Segundo a coordenadora do Programa Estadual de Pesquisa em Vitivinicultura da Epamig, Renata Vieira da Mota, a vitivinicultura de precisão é uma ferramenta importante nas pesquisas, pois contribui para o conhecimento detalhado do vinhedo e fornece as informações que ajudam a explicar o comportamento fisiológico da planta.

“A vitivinicultura de precisão é essencial quando pensamos na elaboração de vinhos finos de melhor qualidade, pois o conhecimento das características das uvas em cada talhão permite que o enólogo elabore produtos diferenciados a partir da colheita seletiva das uvas, trazendo maior valor agregado ao vinho”, avalia a coordenadora.

Potencial vitícola

De acordo com o zoneamento pedoclimático realizado por pesquisadores da Universidade de São Paulo (USP), Universidade Federal de São Carlos (UFSCar) e Universidade Estadual de Campinas (Unicamp), mais de 70% do estado de São Paulo apresenta aptidão edáfica para o cultivo da videira.
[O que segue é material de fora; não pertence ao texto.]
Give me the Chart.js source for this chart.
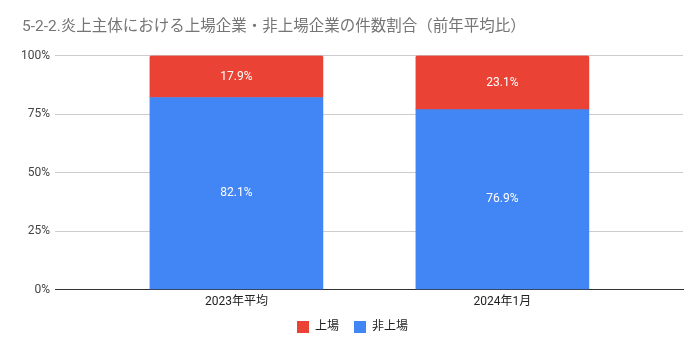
<!DOCTYPE html>
<html><head><meta charset="utf-8">
<script src="https://cdn.jsdelivr.net/npm/chart.js@4"></script>
<style>html,body{margin:0;padding:0;background:#fff}#wrap{width:700px;height:351px}</style>
</head><body><div id="wrap"><canvas id="c" width="700" height="351"></canvas></div>
<script>
const categories = ['2023年平均', '2024年1月'];
const listedValues = [17.9, 23.1];
const unlistedValues = [82.1, 76.9];
const yTicks = [0, 25, 50, 75, 100];
const titleText = '5-2-2.炎上主体における上場企業・非上場企業の件数割合（前年平均比）';

const FONT = "Roboto, 'Noto Sans CJK JP', sans-serif";

const labelPlugin = {
  id: 'segLabels',
  afterDatasetsDraw(chart) {
    const ctx = chart.ctx;
    ctx.save();
    ctx.fillStyle = '#ffffff';
    ctx.font = '12px ' + FONT;
    ctx.textAlign = 'center';
    ctx.textBaseline = 'middle';
    chart.data.datasets.forEach((ds, i) => {
      const meta = chart.getDatasetMeta(i);
      meta.data.forEach((el, j) => {
        const p = el.getProps(['x', 'y', 'base'], true);
        ctx.fillText(ds.data[j].y.toFixed(1) + '%', p.x, (p.y + p.base) / 2);
      });
    });
    ctx.restore();
  }
};

new Chart(document.getElementById('c'), {
  type: 'bar',
  data: {
    datasets: [
      { label: '非上場', data: unlistedValues.map((v, i) => ({ x: i, y: v })), backgroundColor: '#4285F4', barThickness: 173 },
      { label: '上場', data: listedValues.map((v, i) => ({ x: i, y: v })), backgroundColor: '#EA4335', barThickness: 173,
        borderRadius: { topLeft: 2, topRight: 2, bottomLeft: 0, bottomRight: 0 }, borderSkipped: false }
    ]
  },
  options: {
    responsive: false,
    animation: false,
    layout: { padding: { left: 22, right: 17, top: 0, bottom: 8 } },
    plugins: {
      title: { display: true, text: titleText, align: 'start', color: '#757575',
        font: { family: FONT, size: 15.5, weight: 'normal' }, padding: { top: 18, bottom: 19 } },
      legend: { display: true, position: 'bottom', reverse: true,
        labels: { boxWidth: 12, boxHeight: 12, padding: 15, color: '#222', font: { family: FONT, size: 12 } } },
      tooltip: { enabled: false }
    },
    scales: {
      x: {
        type: 'linear', stacked: true, offset: false,
        min: -0.682, max: 1.679,
        afterBuildTicks(s) { s.ticks = categories.map((c, i) => ({ value: i })); },
        ticks: { callback: (v) => categories[v] ?? '', color: '#222', font: { family: FONT, size: 12 }, padding: -3, maxRotation: 0 },
        grid: { display: false },
        border: { display: true, color: '#333', width: 1 }
      },
      y: {
        stacked: true, min: 0, max: 100,
        afterBuildTicks(s) { s.ticks = yTicks.map(v => ({ value: v })); },
        afterFit(s) { s.width = 33; },
        ticks: { callback: (v) => v + '%', color: '#444', font: { family: FONT, size: 12 }, padding: 5 },
        grid: { color: (c) => c.tick && c.tick.value === 0 ? '#333' : '#cccccc', drawTicks: false },
        border: { display: false }
      }
    }
  },
  plugins: [labelPlugin]
});
</script></body></html>
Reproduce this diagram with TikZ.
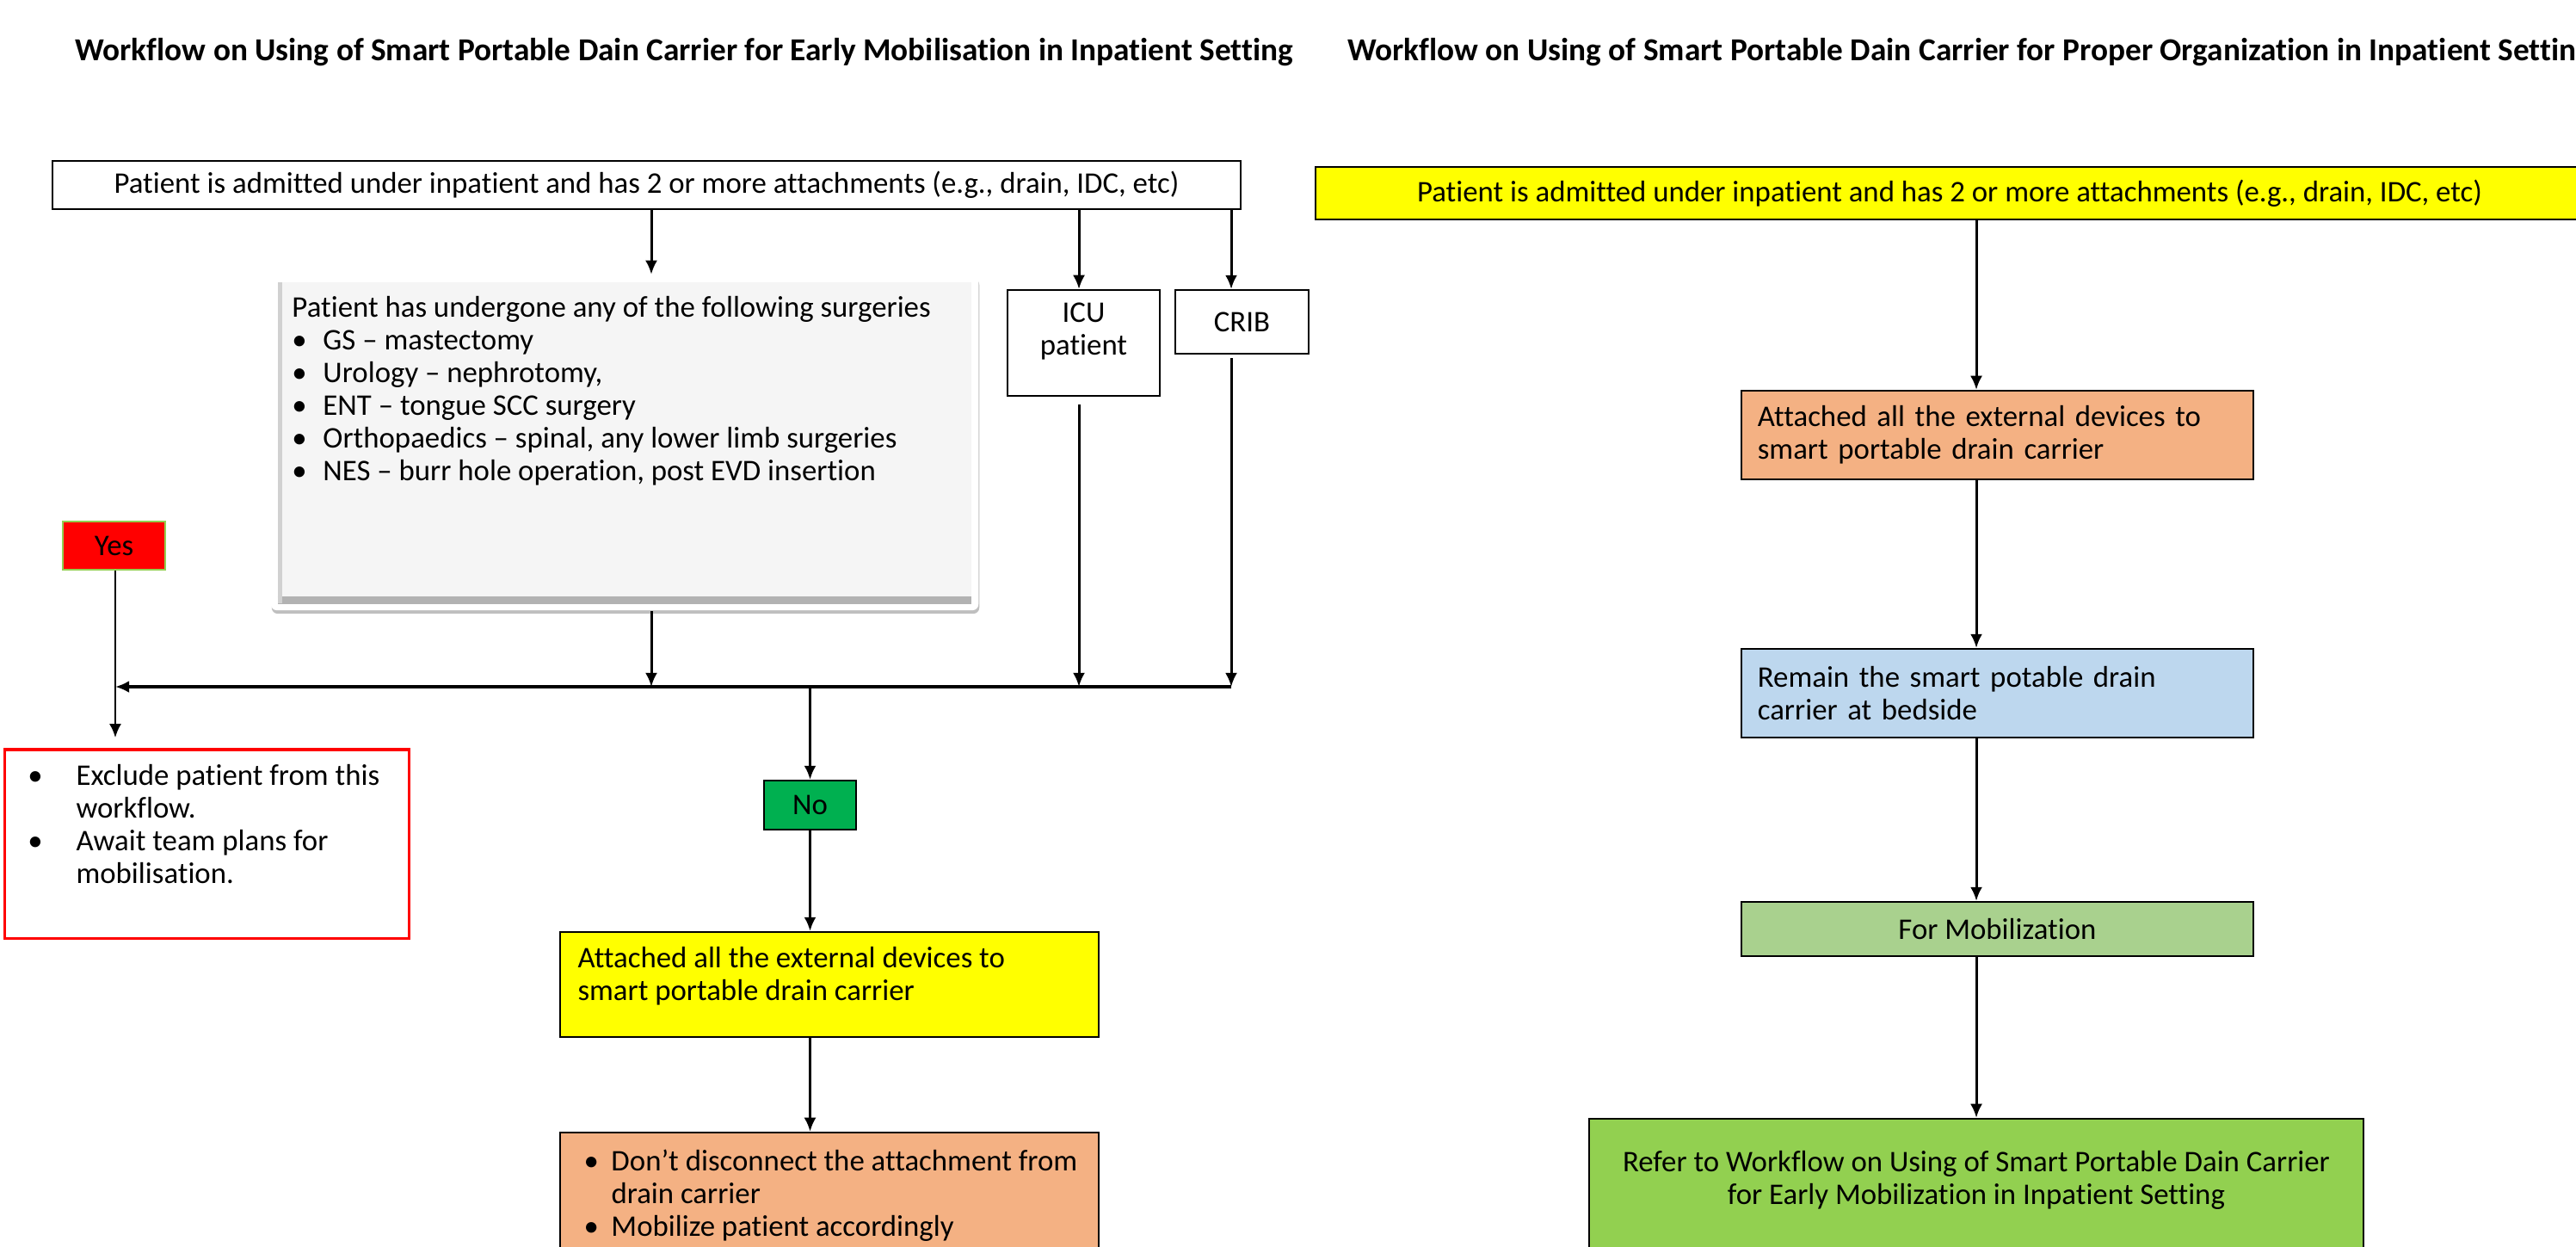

No entanto, conforme o estudo, o potencial vitícola regional é mais proeminente nas estações de outono e inverno, quando as condições climáticas são favoráveis à maturação das uvas.

Conforme a Associação Nacional de Produtores de Vinho de Inverno (Anprovin), 13 vinícolas adotam a técnica da dupla poda no estado de São Paulo, produzindo vinhos de inverno em uma área de 60 hectares.